3-Bit KV Cache Quantization for LLMs (TurboQuant-Inspired)
FeaturedA from-scratch PyTorch benchmark of TurboQuant-inspired 3-bit KV cache quantization, compressing the cache ~4.9× while holding key reconstruction above 0.999 cosine similarity. Measured across the Qwen2.5 family on consumer hardware.
- Primary language
- Python · PyTorch
Overview
When an LLM generates text, it caches the key and value tensors for every token it has already seen so it doesn't recompute attention at each step. The catch: this KV cache grows linearly with both context length and model size, and at long contexts it routinely eats more memory than the model weights themselves. That memory wall is often what decides whether a 7B model can hold an 8K-token conversation on a single consumer GPU or Mac.

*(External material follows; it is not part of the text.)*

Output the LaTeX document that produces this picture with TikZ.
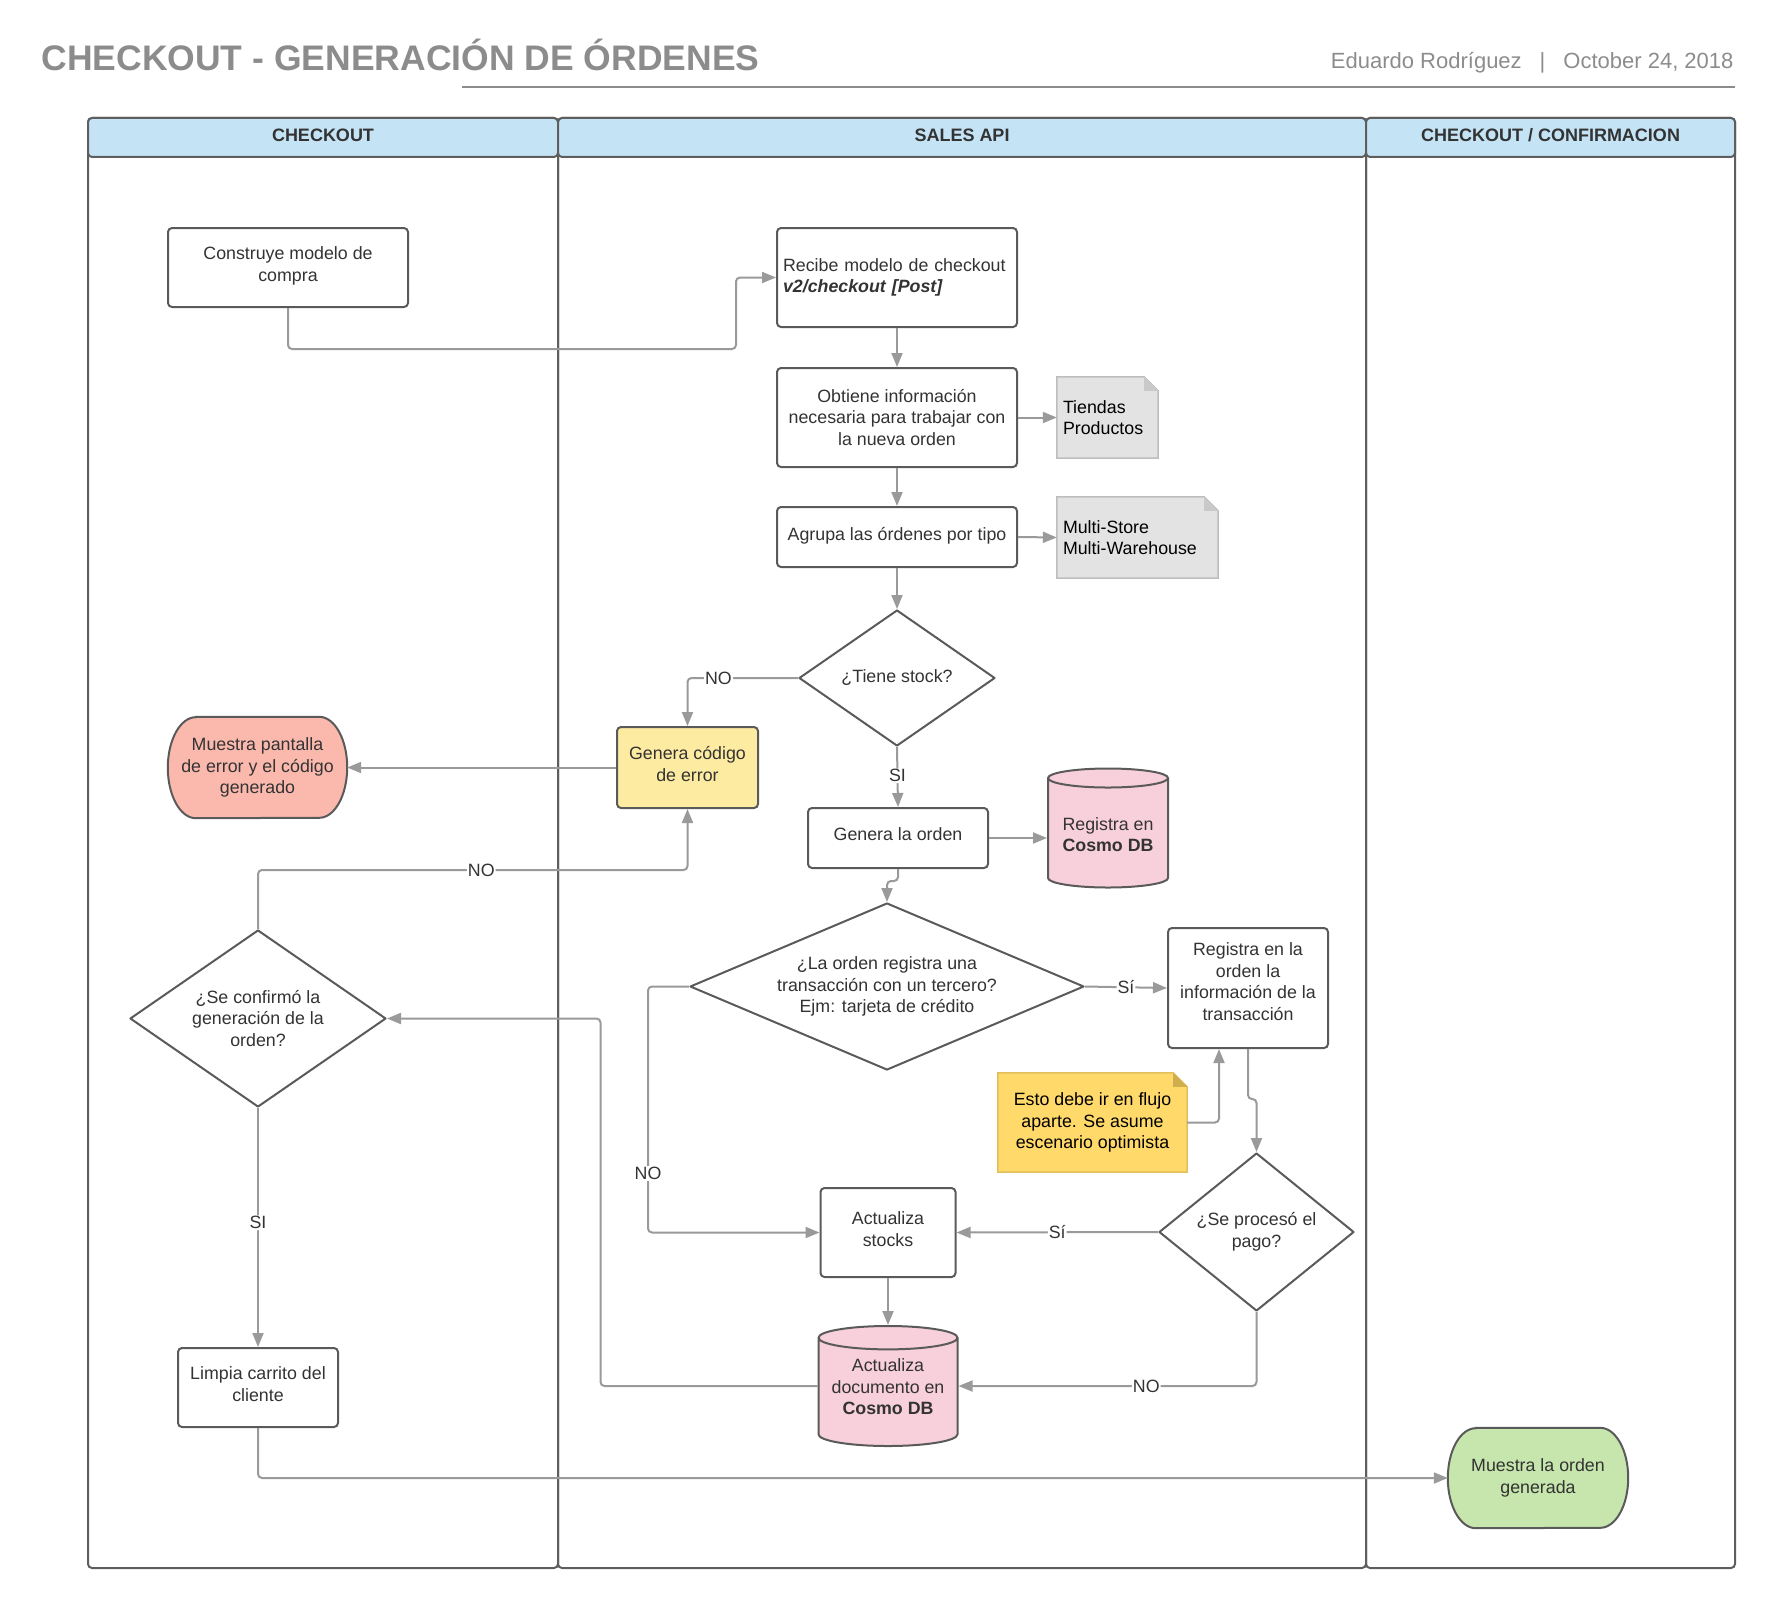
\documentclass[tikz,border=0pt]{standalone}
\usepackage{fontspec}
\setmainfont{Liberation Sans}
\usetikzlibrary{shapes.geometric,arrows.meta,positioning,calc,backgrounds}

\definecolor{lanehead}{HTML}{C4E4F6}
\definecolor{laneedge}{HTML}{5E5E5E}
\definecolor{boxedge}{HTML}{5A5A5A}
\definecolor{linegray}{HTML}{9A9A9A}
\definecolor{txt}{HTML}{333333}
\definecolor{titlegray}{HTML}{8C8C8C}
\definecolor{errred}{HTML}{FBB9AE}
\definecolor{codeyellow}{HTML}{FEEBA2}
\definecolor{dbpink}{HTML}{F8D0DB}
\definecolor{okgreen}{HTML}{C6E6AD}
\definecolor{notegray}{HTML}{E3E3E3}
\definecolor{notegrayedge}{HTML}{BDBDBD}
\definecolor{notegrayfold}{HTML}{C9C9C9}
\definecolor{noteyellow}{HTML}{FFD96A}
\definecolor{noteyellowedge}{HTML}{E3BF5C}
\definecolor{noteyellowfold}{HTML}{CFAE4E}

% note with folded corner: node, fill, edge, fold
\newcommand{\foldnote}[4]{%
  \begin{scope}[on background layer]
    \filldraw[fill=#2, draw=#3, line width=1.5pt] (#1.south west) -- (#1.north west) -- ([xshift=-14pt]#1.north east) -- ([yshift=-14pt]#1.north east) -- (#1.south east) -- cycle;
    \fill[#4] ([xshift=-14pt]#1.north east) -- ([yshift=-14pt]#1.north east) -- ([xshift=-14pt,yshift=-14pt]#1.north east) -- cycle;
  \end{scope}}

% terminal with elliptic ends: node, fill, half height
\newcommand{\terminal}[3]{%
  \begin{scope}[on background layer]
    \filldraw[fill=#2, draw=boxedge, line width=2pt] ([xshift=28pt]#1.north west) -- ([xshift=-28pt]#1.north east) arc[start angle=90, end angle=-90, x radius=28pt, y radius=#3] -- ([xshift=28pt]#1.south west) arc[start angle=270, end angle=90, x radius=28pt, y radius=#3] -- cycle;
  \end{scope}}

\begin{document}
\begin{tikzpicture}[x=1pt, y=-1pt, font=\fontsize{17.8}{21.5}\selectfont, text=txt,
    box/.style={draw=boxedge, line width=2pt, rounded corners=4pt, fill=white, align=center, inner sep=4pt, text depth=7pt},
    decision/.style={diamond, draw=boxedge, line width=2pt, line join=round, fill=white, align=center, inner sep=0pt},
    db/.style={cylinder, shape border rotate=90, aspect=0.2, draw=boxedge, line width=2pt, fill=dbpink, align=center, inner sep=2pt, anchor=shape center},
    termbox/.style={align=center, inner sep=0pt},
    notebox/.style={align=left, inner sep=6pt, text=black},
    flow/.style={draw=linegray, line width=2pt, rounded corners=4pt, -{Triangle[length=14pt,width=11pt]}},
    lbl/.style={fill=white, inner sep=1pt, text=txt},
    lanetitle/.style={font=\bfseries\fontsize{18}{21}\selectfont}]
    \useasboundingbox (0,0) rectangle (1776,1608);

    % Title
    \node[anchor=west, font=\bfseries\fontsize{35.5}{42}\selectfont, text=titlegray] (title) at (38,55) {CHECKOUT - GENERACIÓN DE ÓRDENES};
    \node[anchor=east, font=\fontsize{22}{26}\selectfont, text=titlegray] (author) at (1737,63) {Eduardo Rodríguez\hspace{18pt}|\hspace{18pt}October 24, 2018};
    \draw[titlegray, line width=2pt] (462,87) -- (1735,87);

    % Lanes
    \foreach \xa/\xb in {88/558, 558/1366, 1366/1735} {
      \draw[laneedge, line width=2pt, rounded corners=4pt] (\xa,118) rectangle (\xb,1568);
      \filldraw[fill=lanehead, draw=laneedge, line width=2pt, rounded corners=4pt] (\xa,118) rectangle (\xb,157);
    }
    \node[lanetitle] (laneA) at (323,135.5) {CHECKOUT};
    \node[lanetitle] (laneB) at (962,135.5) {SALES API};
    \node[lanetitle] (laneC) at (1550.5,135.5) {CHECKOUT / CONFIRMACION};

    % Steps
    \node[box, minimum width=240pt, minimum height=79pt] (construye) at (288,267.5) {Construye modelo de\\compra};
    \node[box, text depth=, minimum width=240pt, minimum height=99pt, align=left, text width=228pt] (recibe) at (897,277.5) {Recibe modelo de checkout\\\textbf{\textit{v2/checkout [Post]}}};
    \node[box, text depth=, minimum width=240pt, minimum height=99pt] (obtiene) at (897,417.5) {Obtiene información\\necesaria para trabajar con\\la nueva orden};
    \node[box, minimum width=240pt, minimum height=60pt] (agrupa) at (897,537) {Agrupa las órdenes por tipo};
    \node[notebox, minimum width=101pt, minimum height=81pt, text width=89pt] (tiendas) at (1107.5,417.5) {Tiendas\\Productos};
    \foldnote{tiendas}{notegray}{notegrayedge}{notegrayfold}
    \node[notebox, minimum width=161pt, minimum height=81pt, text width=149pt] (multi) at (1137.5,537.5) {Multi-Store\\Multi-Warehouse};
    \foldnote{multi}{notegray}{notegrayedge}{notegrayfold}

    \node[decision, shape aspect=1.44, minimum width=196pt, minimum height=136pt] (stock) at (897,678) {¿Tiene stock?};
    \node[box, fill=codeyellow, minimum width=141pt, minimum height=81pt] (errcode) at (687.5,767.5) {Genera código\\de error};
    \node[termbox, minimum width=179pt, minimum height=101pt] (errscreen) at (257.5,767.5) {Muestra pantalla\\de error y el código\\generado};
    \terminal{errscreen}{errred}{50.5pt}

    \node[box, minimum width=180pt, minimum height=60pt] (genorden) at (898,838) {Genera la orden};
    \node[db, minimum width=120pt, minimum height=119pt] (regdb) at (1108,828) {Registra en\\\textbf{Cosmo DB}};
    \node[decision, shape aspect=2.36, minimum width=394pt, minimum height=167pt] (tercero) at (887,986.5) {¿La orden registra una\\transacción con un tercero?\\Ejm: tarjeta de crédito};
    \node[box, minimum width=160pt, minimum height=120pt, text depth=13pt] (regtrans) at (1248,988) {Registra en la\\orden la\\información de la\\transacción};
    \node[termbox, text=black, minimum width=189pt, minimum height=99pt] (optimista) at (1092.5,1122.5) {Esto debe ir en flujo\\aparte. Se asume\\escenario optimista};
    \foldnote{optimista}{noteyellow}{noteyellowedge}{noteyellowfold}
    \node[decision, shape aspect=1.23, minimum width=195pt, minimum height=158pt] (pago) at (1256.5,1232) {¿Se procesó el\\pago?};
    \node[box, minimum width=135pt, minimum height=89pt] (stocks) at (888,1232.5) {Actualiza\\stocks};
    \node[db, minimum width=139pt, minimum height=120pt, text depth=14pt] (updb) at (888,1386) {Actualiza\\documento en\\\textbf{Cosmo DB}};

    \node[decision, shape aspect=1.45, minimum width=256pt, minimum height=177pt] (confirm) at (258,1018.5) {¿Se confirmó la\\generación de la\\orden?};
    \node[box, minimum width=160pt, minimum height=79pt] (limpia) at (258,1387.5) {Limpia carrito del\\cliente};
    \node[termbox, minimum width=180pt, minimum height=100pt] (showorder) at (1538,1478) {Muestra la orden\\generada};
    \terminal{showorder}{okgreen}{50pt}

    % Connectors
    \draw[flow] (construye.south) -- ++(0,41) -| ([xshift=-40pt]recibe.west) -- (recibe.west);
    \draw[flow] (recibe.south) -- (obtiene.north);
    \draw[flow] (obtiene.south) -- (agrupa.north);
    \draw[flow] (obtiene.east) -- (tiendas.west);
    \draw[flow] (agrupa.east) -- (multi.west);
    \draw[flow] (agrupa.south) -- (stock.north);
    \draw[flow] (stock.west) -| node[lbl, pos=0.36] {NO} (errcode.north);
    \draw[flow] (errcode.west) -- (errscreen.east);
    \draw[flow] (stock.south) -- node[lbl, pos=0.48] {SI} (genorden.north);
    \draw[flow] (genorden.east) -- (genorden.east -| regdb.west);
    \draw[flow] (genorden.south) -- ++(0,12) -| (tercero.north);
    \draw[flow] (tercero.east) -- node[lbl] {Sí} (regtrans.west);
    \draw[flow] (optimista.east) -| ([xshift=-29pt]regtrans.south);
    \draw[flow] (regtrans.south) -- ++(0,50) -| (pago.north);
    \draw[flow] (pago.west) -- node[lbl] {Sí} (stocks.east);
    \draw[flow] (tercero.west) -- ++(-41,0) |- node[lbl, pos=0.38] {NO} (stocks.west);
    \draw[flow] (stocks.south) -- (updb.north);
    \draw[flow] (pago.south) |- node[lbl, pos=0.685] {NO} (updb.shape center -| updb.east);
    \draw[flow] (updb.shape center -| updb.west) -- ++(-217,0) |- (confirm.east);
    \draw[flow] (confirm.north) -- ++(0,-59) -| node[lbl, pos=0.26] {NO} (errcode.south);
    \draw[flow] (confirm.south) -- node[lbl, pos=0.48] {SI} (limpia.north);
    \draw[flow] (limpia.south) |- (showorder.west);
\end{tikzpicture}
\end{document}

TurboQuant (Google Research & NYU, ICLR 2026) showed you can quantize that cache down to 3 bits with near-lossless quality. This project takes its core ideas and implements a simplified version from scratch in PyTorch, then benchmarks how much of the memory win actually holds up on the Qwen2.5 model family. The driving question: how aggressively can you compress the cache before attention quality starts to break down?
How it works
Three stages, applied to the cached keys and values:
- Walsh–Hadamard rotation — spreads activation outliers evenly across dimensions so no single channel dominates the quantization range.
- 3-bit scalar quantization — a Lloyd–Max quantizer fit to the (Beta-like) distribution of the rotated values, placing quantization levels where the data actually lives.
- Optional QJL error correction — a toggleable 1-bit residual pass that recovers precision lost in step 2, the part that keeps inner products (and so attention) honest.
Results
~4.9× smaller KV cache with > 0.999 cosine similarity on key reconstruction — near-lossless.
- 7B @ 8K context: 448 MB → 91 MB
- Perplexity impact (3B): +0.58 (estimated offline)
Tested on Qwen2.5-0.5B, 1.5B, 3B, and 7B (7B partially, under memory constraints). Runs on Apple Silicon (MPS) and CPU.
Scope
This is a measurement and analysis tool, and it's deliberately clear about its edges. It quantifies the memory-versus-fidelity trade-off and reconstructs the cache offline to verify quality. It does not yet wire quantized KV into the live inference path, and it makes no wall-clock speedup claims — real latency gains need custom CUDA/Metal kernels, which is a separate body of work. Perplexity figures are approximated offline rather than measured during generation.